Avec « Johnny Chien méchant », Emmanuel Dongala braque son talent littéraire sur la guerre civile. Regards croisés au Congo, des deux côtés du fusil. Côté chien, obéissance naïve et méchanceté gratuite. Côté proie, candeur rebelle et prix du sang.
L’horreur. Des deux côtés du fusil. Avec Johnny Chien méchant, Emmanuel Dongala braque deux regards sur une même guerre. D’un côté, le Congo de Johnny mêle les images d’une vraie guerre et les films d’action américains. Kalach’ au poing, Johnny joue au chat et à la souris avec les civils, viole et pille. Habitué à surmonter sa peur, à prendre tout ce qu’il peut prendre, à jouir des rares situations qu’il domine. De l’autre, le Congo de Laokolé. Enfant sage. Enfant victime. Réfugiée frappée par l’absurde de sa situation. « Je ne comprenais pas comment l’armée d’un pays pouvait assiéger un quartier de sa propre capitale et bombarder à l’arme lourde ses propres citoyens. (…) Je ne comprenais vraiment pas. » D’un côté, un jeune loup sans cervelle, de l’autre, l’agneau qui refuse sa destinée.
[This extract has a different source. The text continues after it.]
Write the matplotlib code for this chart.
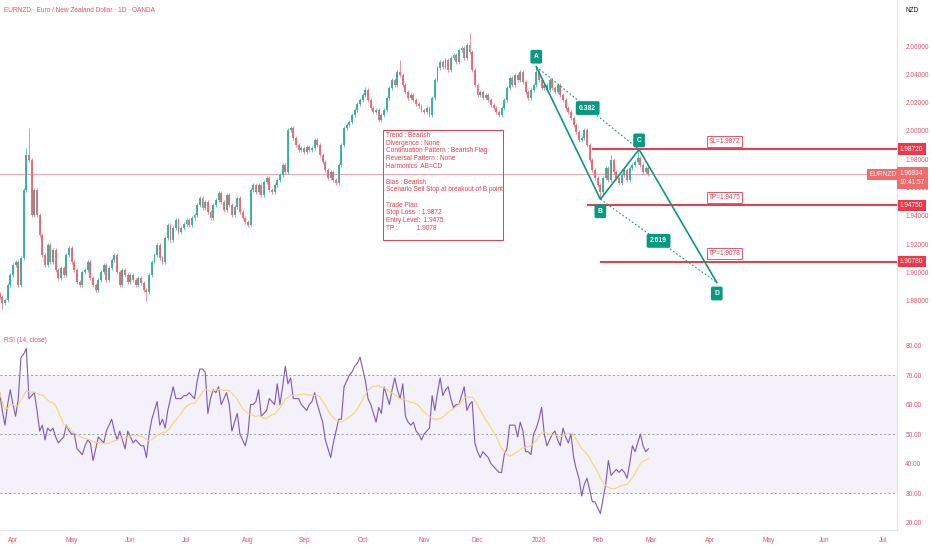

Johnny avance, Laokolé fuit
Ils se croisent. Alternance des chapitres, succession des voix. Ils traversent, l’un après l’autre, l’un avec l’autre, cette guerre que nous découvrons, de l’intérieur, par leurs yeux. Johnny avance, Laokolé fuit. Comme un pantin, le premier exécute les ordres, cherche la gloire, et sème l’enfer. Sa naïveté bestiale repousse loin de lui les sentiments. Parfois, une larme, un ami, un amour, qui s’évanouit. Ecrasé par un char ou tué par un autre soldat. « Ouais, le monde est plein d’injustice », pense parfois Johnny. Il tue, il viole, il vole et fait ce qu’on lui dit de faire, il fait ce qu’il peut, ce bon chien, pour se faire craindre et avoir l’air d’un chef cruel, mais lui aussi subit la guerre. Tandis que Laokolé, sensible, intelligente, apprend lentement la haine à force de lutter pour sa survie.
Des prémisses de la guerre à la fuite, des ambassades closes aux portes mal protégées du HCR, l’odyssée sanglante de Johnny et de Laokolé, jusqu’à leur rencontre, a des accents de vérité qui heurtent. En biais, le regard occidental sur une tragédie lointaine. Dans leur courses, Johnny et Laokolé croisent l’un et l’autre humanitaires et journalistes. Johnny Chien méchant, par le ton juste de deux subjectivités antagonistes, est une prouesse littéraire. Et ce roman d’aventure serait beau, s’il ne plongeait pas ses racines dans l’histoire présente.